-- start --
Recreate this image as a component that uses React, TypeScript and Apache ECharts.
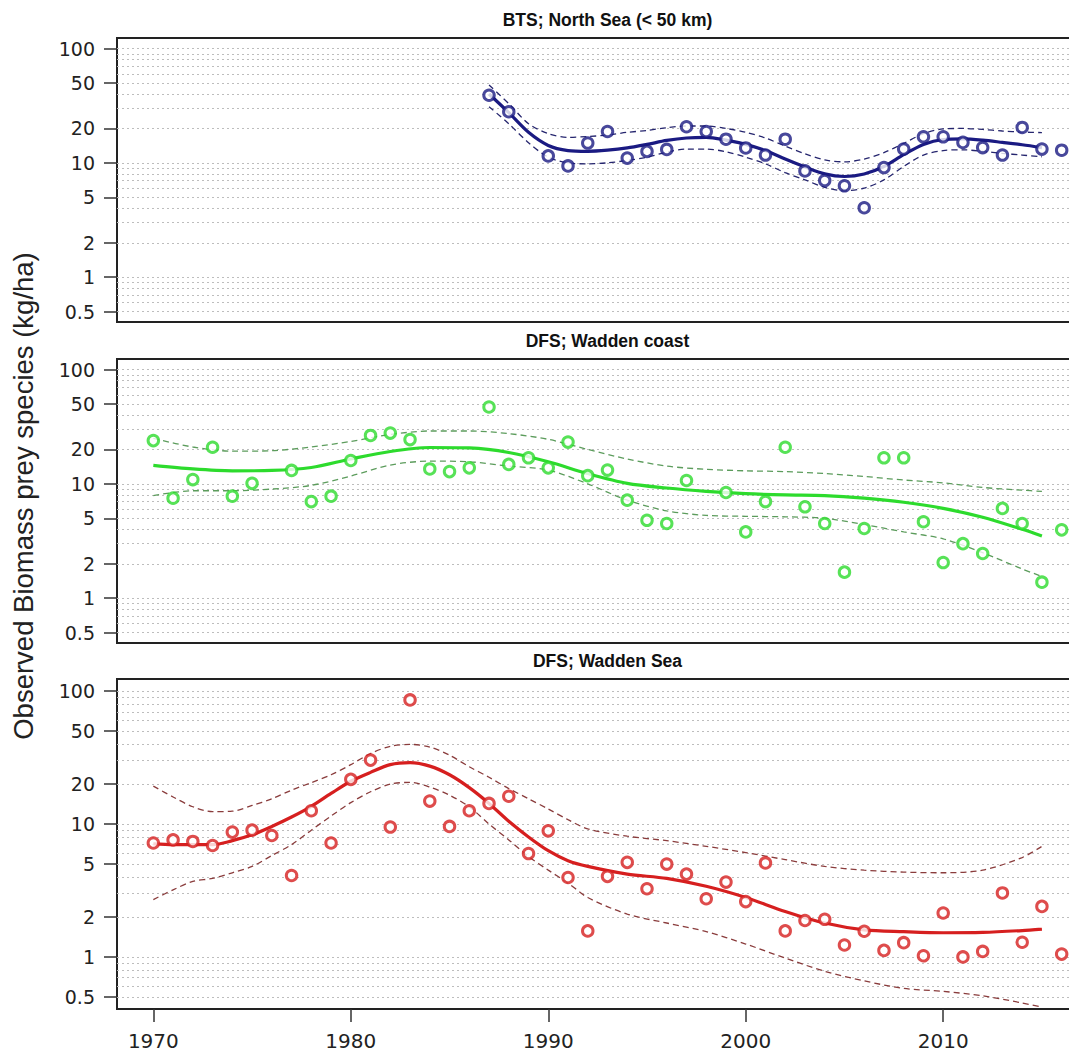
import React, { useEffect, useRef } from "react";
import * as echarts from "echarts";

// ---------- Panel titles / axis texts ----------
const panelTitles = ["BTS; North Sea (< 50 km)", "DFS; Wadden coast", "DFS; Wadden Sea"];
const yAxisTitle = "Observed Biomass prey species (kg/ha)";
const yTickValues = [0.5, 1, 2, 5, 10, 20, 50, 100];
const yGridValues = [
  0.5, 0.6, 0.7, 0.8, 0.9, 1, 2, 3, 4, 5, 6, 7, 8, 9, 10, 20, 30, 40, 50, 60, 70, 80, 90, 100,
];
const xTickValues = [1970, 1980, 1990, 2000, 2010];

// ---------- Panel 1: BTS North Sea ----------
const btsYears = [
  1987, 1988, 1990, 1991, 1992, 1993, 1994, 1995, 1996, 1997, 1998, 1999, 2000, 2001, 2002,
  2003, 2004, 2005, 2006, 2007, 2008, 2009, 2010, 2011, 2012, 2013, 2014, 2015, 2016,
];
const btsValues = [
  39, 28, 11.5, 9.4, 14.9, 18.8, 11, 12.6, 13.1, 20.7, 18.8, 16.1, 13.5, 11.7, 16.1, 8.5, 7.0,
  6.3, 4.05, 9.1, 13.2, 16.9, 16.9, 15.1, 13.6, 11.7, 20.4, 13.2, 12.9,
];
const btsCurveYears = [
  1987, 1988, 1989, 1990, 1991, 1992, 1993, 1994, 1995, 1996, 1997, 1998, 1999, 2000, 2001,
  2002, 2003, 2004, 2005, 2006, 2007, 2008, 2009, 2010, 2011, 2012, 2013, 2014, 2015,
];
const btsFit = [
  40, 27.5, 18.5, 14.2, 12.8, 12.6, 12.9, 13.5, 14.5, 15.7, 16.5, 16.7, 15.8, 14.5, 12.8, 10.8,
  9.2, 8.0, 7.6, 8.0, 9.3, 11.8, 14.5, 16.0, 16.2, 15.8, 15.1, 14.4, 13.6,
];
const btsUpper = [
  48, 33, 22, 18, 16.7, 17.0, 17.5, 18.5, 19.2, 20.3, 21, 21, 20, 18.5, 16.5, 14.0, 12.0, 10.6,
  10.2, 10.8, 12.3, 14.8, 18.0, 19.8, 20.0, 19.6, 19.0, 18.6, 18.4,
];
const btsLower = [
  31, 22, 15, 11.2, 10.0, 9.8, 10.0, 10.5, 11.2, 12.4, 13.2, 13.2, 12.5, 11.2, 9.8, 8.2, 7.1,
  6.1, 5.7, 6.0, 7.1, 9.3, 11.7, 12.8, 13.0, 12.6, 12.1, 11.7, 11.3,
];

// ---------- Panel 2: DFS Wadden coast ----------
const coastYears = [
  1970, 1971, 1972, 1973, 1974, 1975, 1977, 1978, 1979, 1980, 1981, 1982, 1983, 1984, 1985,
  1986, 1987, 1988, 1989, 1990, 1991, 1992, 1993, 1994, 1995, 1996, 1997, 1999, 2000, 2001,
  2002, 2003, 2004, 2005, 2006, 2007, 2008, 2009, 2010, 2011, 2012, 2013, 2014, 2015, 2016,
];
const coastValues = [
  23.9, 7.5, 10.9, 20.9, 7.8, 10.1, 13.1, 7.0, 7.8, 16.0, 26.5, 27.8, 24.4, 13.5, 12.8, 13.8,
  47, 14.8, 16.9, 13.8, 23.2, 11.8, 13.2, 7.2, 4.8, 4.5, 10.7, 8.4, 3.8, 7.0, 20.9, 6.3, 4.5,
  1.69, 4.07, 16.9, 16.9, 4.66, 2.05, 3.0, 2.46, 6.1, 4.5, 1.38, 3.96,
];
const coastCurveYears = [
  1970, 1972, 1974, 1976, 1978, 1980, 1982, 1984, 1986, 1988, 1990, 1992, 1994, 1996, 1998,
  2000, 2002, 2004, 2006, 2008, 2010, 2012, 2014, 2015,
];
const coastFit = [
  14.5, 13.5, 13.0, 13.1, 13.9, 16.5, 19.2, 20.8, 20.6, 18.8, 15.6, 12.3, 10.1, 9.2, 8.6, 8.2,
  8.0, 7.9, 7.5, 6.9, 6.1, 5.1, 4.0, 3.5,
];
const coastUpper = [
  25, 21, 19.3, 19.5, 21, 23.5, 27, 29, 29, 27.5, 24.5, 20, 16.5, 14.3, 13.4, 13.0, 12.8, 12.3,
  11.6, 10.8, 10.2, 9.3, 8.8, 8.6,
];
const coastLower = [
  7.9, 8.7, 8.7, 9.0, 9.7, 11.7, 14.6, 15.8, 15.6, 14.3, 13.2, 10.0, 7.2, 5.8, 5.3, 5.2, 5.15,
  5.0, 4.4, 3.8, 3.3, 2.5, 1.8, 1.55,
];

// ---------- Panel 3: DFS Wadden Sea ----------
const seaYears = [
  1970, 1971, 1972, 1973, 1974, 1975, 1976, 1977, 1978, 1979, 1980, 1981, 1982, 1983, 1984,
  1985, 1986, 1987, 1988, 1989, 1990, 1991, 1992, 1993, 1994, 1995, 1996, 1997, 1998, 1999,
  2000, 2001, 2002, 2003, 2004, 2005, 2006, 2007, 2008, 2009, 2010, 2011, 2012, 2013, 2014,
  2015, 2016,
];
const seaValues = [
  7.2, 7.6, 7.4, 6.9, 8.7, 9.0, 8.2, 4.1, 12.6, 7.2, 21.7, 30.3, 9.5, 86, 14.9, 9.6, 12.6, 14.3,
  16.2, 6.0, 8.9, 3.96, 1.57, 4.04, 5.15, 3.26, 5.0, 4.2, 2.74, 3.66, 2.61, 5.1, 1.57, 1.88,
  1.92, 1.23, 1.56, 1.12, 1.28, 1.02, 2.14, 1.0, 1.1, 3.03, 1.29, 2.4, 1.05,
];
const seaCurveYears = [
  1970, 1971, 1972, 1973, 1974, 1975, 1976, 1977, 1978, 1979, 1980, 1981, 1982, 1983, 1984,
  1985, 1986, 1987, 1988, 1989, 1990, 1991, 1992, 1994, 1996, 1998, 2000, 2002, 2004, 2006,
  2008, 2010, 2012, 2014, 2015,
];
const seaFit = [
  7.1, 7.0, 7.0, 7.0, 7.5, 8.3, 9.6, 11.3, 13.6, 17, 21, 24.5, 28, 29, 27.3, 23.5, 18.8, 14.3,
  10.5, 8.0, 6.3, 5.3, 4.8, 4.2, 3.9, 3.4, 2.8, 2.2, 1.8, 1.6, 1.55, 1.52, 1.53, 1.58, 1.62,
];
const seaUpper = [
  19.3, 16, 13.5, 12.4, 12.5, 13.8, 15.5, 18, 20.5, 23.5, 28, 34, 38.5, 39.8, 38, 33, 27, 22.5,
  18.5, 15.5, 13, 10.8, 9.2, 8.1, 7.5, 6.8, 6.1, 5.4, 4.8, 4.5, 4.35, 4.3, 4.5, 5.6, 6.8,
];
const seaLower = [
  2.7, 3.2, 3.7, 3.9, 4.3, 4.8, 5.8, 7.0, 9.0, 11.5, 14.5, 17.5, 20.0, 20.6, 19.0, 16.5, 13.5,
  10, 7.6, 5.7, 4.5, 3.6, 2.8, 2.1, 1.8, 1.55, 1.25, 0.98, 0.78, 0.66, 0.58, 0.55, 0.51, 0.45,
  0.42,
];

const panels = [
  {
    years: btsYears, values: btsValues, curveYears: btsCurveYears,
    fit: btsFit, upper: btsUpper, lower: btsLower,
    color: "#1a1a82", band: "#25256e",
  },
  {
    years: coastYears, values: coastValues, curveYears: coastCurveYears,
    fit: coastFit, upper: coastUpper, lower: coastLower,
    color: "#2ddb2d", band: "#5c9c5c",
  },
  {
    years: seaYears, values: seaValues, curveYears: seaCurveYears,
    fit: seaFit, upper: seaUpper, lower: seaLower,
    color: "#d61f1f", band: "#8a3c3c",
  },
];

const CHART_W = 1110;
const CHART_H = 1054;
const GRID_LEFT = 117;
const GRID_W = 981;
const gridBoxes = [
  { top: 38, height: 284 },
  { top: 359, height: 284 },
  { top: 679, height: 330 },
];
const X_MIN = 1968.16;
const X_MAX = 2017.84;
const Y_MIN = 0.4055;
const Y_MAX = 123.6;

function pairs(xs: number[], ys: number[]) {
  return xs.map((x, i) => [x, ys[i]]);
}

export default function App() {
  const ref = useRef<HTMLDivElement>(null);

  useEffect(() => {
    if (!ref.current) return;
    const chart = echarts.init(ref.current, undefined, { renderer: "svg" });

    const grids: any[] = [];
    const xAxes: any[] = [];
    const yAxes: any[] = [];
    const series: any[] = [];
    const graphics: any[] = [];

    panels.forEach((p, i) => {
      const gb = gridBoxes[i];
      grids.push({
        left: GRID_LEFT,
        width: GRID_W,
        top: gb.top,
        height: gb.height,
        show: true,
        borderColor: "#222",
        borderWidth: 2,
        backgroundColor: "transparent",
        containLabel: false,
        outerBoundsMode: "none",
      });
      const isBottom = i === panels.length - 1;
      xAxes.push({
        gridIndex: i,
        type: "value",
        min: X_MIN,
        max: X_MAX,
        axisLine: { show: false },
        splitLine: { show: false },
        axisTick: {
          show: isBottom,
          customValues: xTickValues,
          length: 13,
          lineStyle: { color: "#333", width: 1.5 },
        },
        axisLabel: {
          show: isBottom,
          customValues: xTickValues,
          margin: 22,
          color: "#222",
          fontFamily: "DejaVu Sans",
          fontSize: 20,
          formatter: (v: number) => String(Math.round(v)),
        },
      });
      // main y axis (ticks + labels)
      yAxes.push({
        gridIndex: i,
        type: "log",
        logBase: 10,
        min: Y_MIN,
        max: Y_MAX,
        axisLine: { show: false },
        splitLine: { show: false },
        axisTick: {
          show: true,
          customValues: yTickValues,
          length: 13,
          lineStyle: { color: "#333", width: 1.5 },
        },
        axisLabel: {
          show: true,
          customValues: yTickValues,
          margin: 22,
          color: "#222",
          fontFamily: "DejaVu Sans",
          fontSize: 19,
          formatter: (v: number) => String(Math.round(v * 10) / 10),
        },
      });
      // helper y axis for the dotted minor grid
      yAxes.push({
        gridIndex: i,
        type: "log",
        logBase: 10,
        min: Y_MIN,
        max: Y_MAX,
        axisLine: { show: false },
        axisLabel: { show: false },
        axisTick: { show: false, customValues: yGridValues },
        splitLine: {
          show: true,
          lineStyle: { color: "#bdbdbd", width: 1, type: [2, 3] },
        },
      });

      const yIdx = i * 2;
      series.push({
        type: "line",
        xAxisIndex: i,
        yAxisIndex: yIdx,
        data: pairs(p.curveYears, p.upper),
        smooth: 0.3,
        showSymbol: false,
        symbol: "none",
        lineStyle: { color: p.band, width: 1.3, type: [6, 4] },
        clip: true,
        z: 3,
      });
      series.push({
        type: "line",
        xAxisIndex: i,
        yAxisIndex: yIdx,
        data: pairs(p.curveYears, p.lower),
        smooth: 0.3,
        showSymbol: false,
        symbol: "none",
        lineStyle: { color: p.band, width: 1.3, type: [6, 4] },
        clip: true,
        z: 3,
      });
      series.push({
        type: "line",
        xAxisIndex: i,
        yAxisIndex: yIdx,
        data: pairs(p.curveYears, p.fit),
        smooth: 0.3,
        showSymbol: false,
        symbol: "none",
        lineStyle: { color: p.color, width: 3.2 },
        clip: true,
        z: 4,
      });
      series.push({
        type: "scatter",
        xAxisIndex: i,
        yAxisIndex: yIdx,
        data: pairs(p.years, p.values),
        symbol: "circle",
        symbolSize: 10.5,
        itemStyle: { color: "#ffffff", borderColor: p.color, borderWidth: 3 },
        clip: false,
        z: 5,
      });

      graphics.push({
        type: "text",
        x: GRID_LEFT + GRID_W / 2,
        y: gb.top - 18,
        style: {
          text: panelTitles[i],
          textAlign: "center",
          textVerticalAlign: "middle",
          fontFamily: "Liberation Sans, Arial, sans-serif",
          fontWeight: "bold",
          fontSize: 17.5,
          fill: "#111",
        },
      });
    });

    graphics.push({
      type: "text",
      x: 23,
      y: 496,
      rotation: Math.PI / 2,
      style: {
        text: yAxisTitle,
        textAlign: "center",
        textVerticalAlign: "middle",
        fontFamily: "Liberation Sans, Arial, sans-serif",
        fontSize: 27.5,
        fill: "#222",
      },
    });

    chart.setOption({
      animation: false,
      backgroundColor: "#ffffff",
      grid: grids,
      xAxis: xAxes,
      yAxis: yAxes,
      series,
      graphic: graphics,
    });

    return () => {
      chart.dispose();
    };
  }, []);

  return (
    <div
      style={{
        position: "fixed",
        left: 0,
        top: 0,
        width: 1069,
        height: 1054,
        overflow: "hidden",
        background: "#fff",
      }}
    >
      <div ref={ref} style={{ width: CHART_W, height: CHART_H }} />
    </div>
  );
}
-- end --
▸ What is required: Tally the lines holding the string "React" and give only the count.

▸ Complete output: 2